In my opinion, multiple space phase data file is more restrictive, since the number of jobs / cycles in both steps has to be the same.

But, if you still prefer to load different files is possible to do.

  • Hard coding file names, maybe not elegant, but it works. You can even signal which file to read through a WHAT on the SOURCE card to the source routine.
    Like, in the source routine: if WHASOU(1) == 1 then read file_1, etc.
  • If you use a #define $variable in the SOURCE card, you can use this $variable in a Flair loop run.
  • In Flair you can define lists, and use this to change the file name on an OPEN card. (See, section: Arrays, tuples and lists)

I hope this helps.


Dear David

Thanks a lot for your detailed answer! Things are now much clearer.


Hi @lorenzo.mercolli,

I’d like to add a few more aspects to David’s answer as there are some very subtle pitfalls in these kind of simulations.

Nr of phase space files:
What we usually did in the past was to have one phase space file per cycle in the first step. Like any output file generated it will get the cycle suffix (e.g. phase-space001.dat). For the second step you can modify your rfluka script to create a link/copy to the corresponding file that is to be run for the respective cycle in the second step as the script knows the current cycle number and thus, the suffix.

Nr of particles in the second step:
As you want to profit from “boosted” statistics you can iterate over your phase space file multiple times.

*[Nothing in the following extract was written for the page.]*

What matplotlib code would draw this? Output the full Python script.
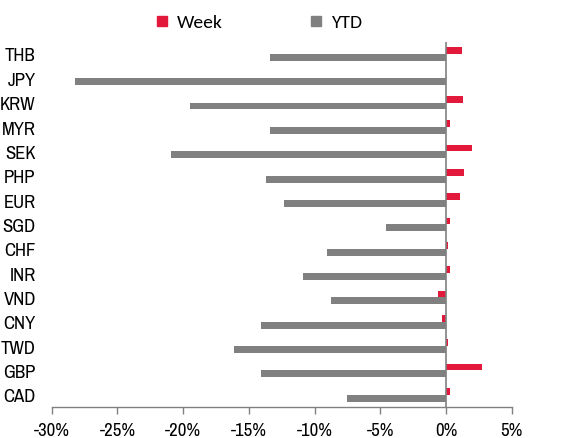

Randomization of the parameters or position in the phase space file:
While this is tempting it adds little benefit and can introduce a subtle bias with artifacts that are again difficult to spot. So unless you know perfectly well what you are doing and can ensure that it has absolutely no impact on the results I would advise against it. In the end it is not really necessary as I will explain:

  • if you randomize which particle to start within the second file you either need to read the whole file, which takes a lot of memory, or you need to start searching on the disk which incurs a runtime penalty due to increased IO load.

  • keeping the order then a 2-step run, using all particles only once, should give you exactly (!) the same result as the one-step if you start with the same random seed! This is extremely important because there are subtle effects that you might not see easily and attribute to statistical fluctuations.

  • if you loop over the phase space file (with the original sequence) several times you will arrive at a different step in the random number generator’s sequence whenever you restart the same particle another time. With a good RNG this should provide you with sufficient randomness to avoid correlation and you will see that your histories rapidly comply with the requirements of a Markov chain. In the end you will find a very slight and negligibly small amount of slightly correlated sub-steps which averages out of the whole ensemble. To my opinion this is preferable over introducing an additional randomness in direction/energy that, depending on the physics problem you are looking at, might introduce unphysical behavior and a bias that is difficult to spot.

Final caveats:
One important point that is often missed concerns the first step. In order to avoid unphysical and wrong behavior, that is often very very difficult to spot, you must make sure that you do not consider particles twice. This means once the particle is written to the phase space file it must be stopped!. Otherwise it could back-scatter and come back being again written to your file. This can happen especially for low energy neutrons which in the end creates subtle artifacts and incorrect results that are tricky to spot!
The best way is to set the volume which is used as particle sink to the BLACKHOLE material. Whenever the particles cross into that volume they should be written to the phase space file and then they are automatically killed by the code, allowing you to conserve energy, correct weights etc.
I would even suggest that in your routine which writes out the phase space file you check this. You just need to include and then you can check the material in the array MEDFLK like this:

     IF( MEDFLK( RegId(I), 1 ) .NE. 1 ) THEN
           WRITE(LUNERR,*) '%%% FLUKA 2Step: Scoring region ',RegId(I)
           WRITE(LUNERR,*) 'must be set to BLACKHOLE!!!'
           STOP '%%% FLUKA 2Step error. See the .err file!'
     END IF

One final point resorts to error calculation: if you do a two-step and analyse the corresponding statistical error you will easily get very small uncertainties which indicate convergence of your result. This is treacherous because it’s not the real uncertainty but only the uncertainty of the second step. Imagine you have a phase space file with only 10 particles inside. Clearly the uncertainty of the second step will be almost zero if you run those 10 particles often enough. But the final result is most probably completely off, simply because the first step was not calculated with sufficient statistical significance!
Therefore, don’t trust the small errors you will see - they are fake.


Dear @ctheis

Thanks a lot for the detailed explanation! Indeed I was wondering how I could do the randomization of the particles in the phase space file without having to read the whole file into my memory.

I didn’t think about the issue of stopping the particles after they cross the plane where the phase space file is written. But of course you are right. I’ll check with (fewer) particles how much the results differ in my case.